Last week we had the pleasure of spending our afternoons with some intrepid bug catchers. A large group of curious and enthusiastic 3 to 5 year olds joined us for our Insects in the City camp, exploring insects through literature and art, as well as catching their own bugs and examining them under in their very own bug catchers.
I loved this camp! The students were so inquisitive and got really into looking at bugs. During our excursions into the neighbourhood we listened to them talk like scientists, discussing how they could identify the gender of an insect by their load of visible eggs. It was amazing to watch them learn the names of all the insects — they went from saying, “Hey! Look at that wiggly one” to “Hey! Look at that spittlebug.” Incredible.
The students also created some fantastic works of art. Each had an aquarelle painted background, tissue paper leaves and bugs made out of polymer clay. I was impressed how the students took pains to be accurate. Each spider had 8 legs, each insect had 6 legs. I was also impressed by how steadfastly all the artists stood by their vision of their pieces. Despite the fact that we told Noah that a crab was not an insect, his finished product was a gold crablike masterpiece. It was beautiful.
Our art explorations were interspersed with some of Christianne’s favourite stories about insects. Here’s the complete list:
Hey Little Ant by Phillip and Hannah Hoose
Tadpole’s Promise by Jeanne Willis
I Wish I Were a Butterfly by James Howe
Honey Bee and the Robber by Eric Carle
Field Guide to Insects by Paul Beck
Buzz by Dorling Kindersley
Bubblegum, Books and Bugs by Monica Kulling
On the final day of camp, the students collaborated on a poem. Each supplied some information that they’d learned during the camp, some anecdotes from their own lives, as well as some more whimsical musings. The final product knocked my sox off. Here it is:
I Know All About Bugs
Flies sting you twelve times,
but this is a poem about a ladybug.
Orange lady bugs, they have orange on them
and black spots and they bite.
You have to be careful when you pick them up.
That’s the kind of ladybug I saw on my back deck.
This is their attack thingy.
When you get a ladybug is sprays out yellow.
It’s horrible.
If you eat it,
it would taste like yuck,
like crunchy
and sour.
It would taste like wood.
You’d need to cook them first.
A ladybug was in my backpack and my mom saw it.
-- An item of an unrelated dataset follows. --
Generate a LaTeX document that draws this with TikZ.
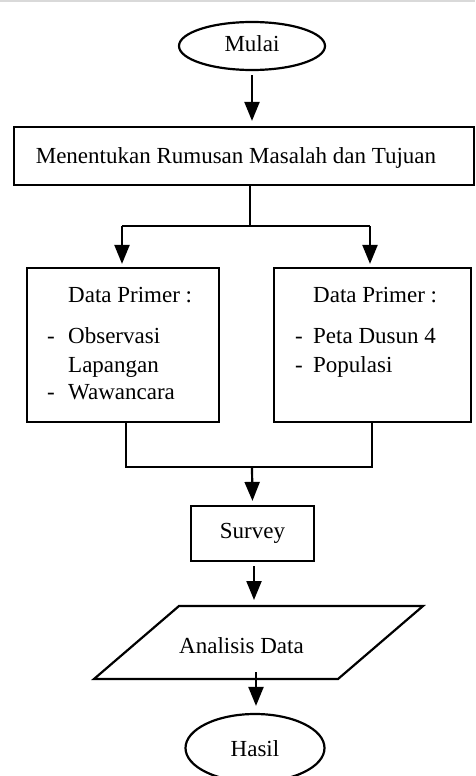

When my mom was a ladybug she found a big castle.
My dad is not a ladybug, he stays in my house with me.
But my mom is not a ladybug yet, she’s still a mommy.
And my dad is not a ladybug, he’s still a daddy.
If a ladybug were the size of a car it would squish you,
but if you ran away, it wouldn’t catch you.
If you ran into your house
and locked the door just in time
and your family did it too,
you would be safe if you didn’t open anything.
A ladybug flies.
It goes all the way to a flower
It goes all the way to a compost.
It goes all the way to the top of my house.
Then it goes all the way to the top of Mount Everest.
It sees everything. It sees me.
It sees trees. It sees flies.
It sees cars. It sees a skyscraper.
Then it the sees the whole town.
I don’t have lady bugs on the top of my house.
I go to the park. I see a ladybug.
Perhaps our own feelings of awe about the insect world were most accurately summed up by Lucas who, after a long discussion about insect stingers and secretions said, “Our bums are so boring!”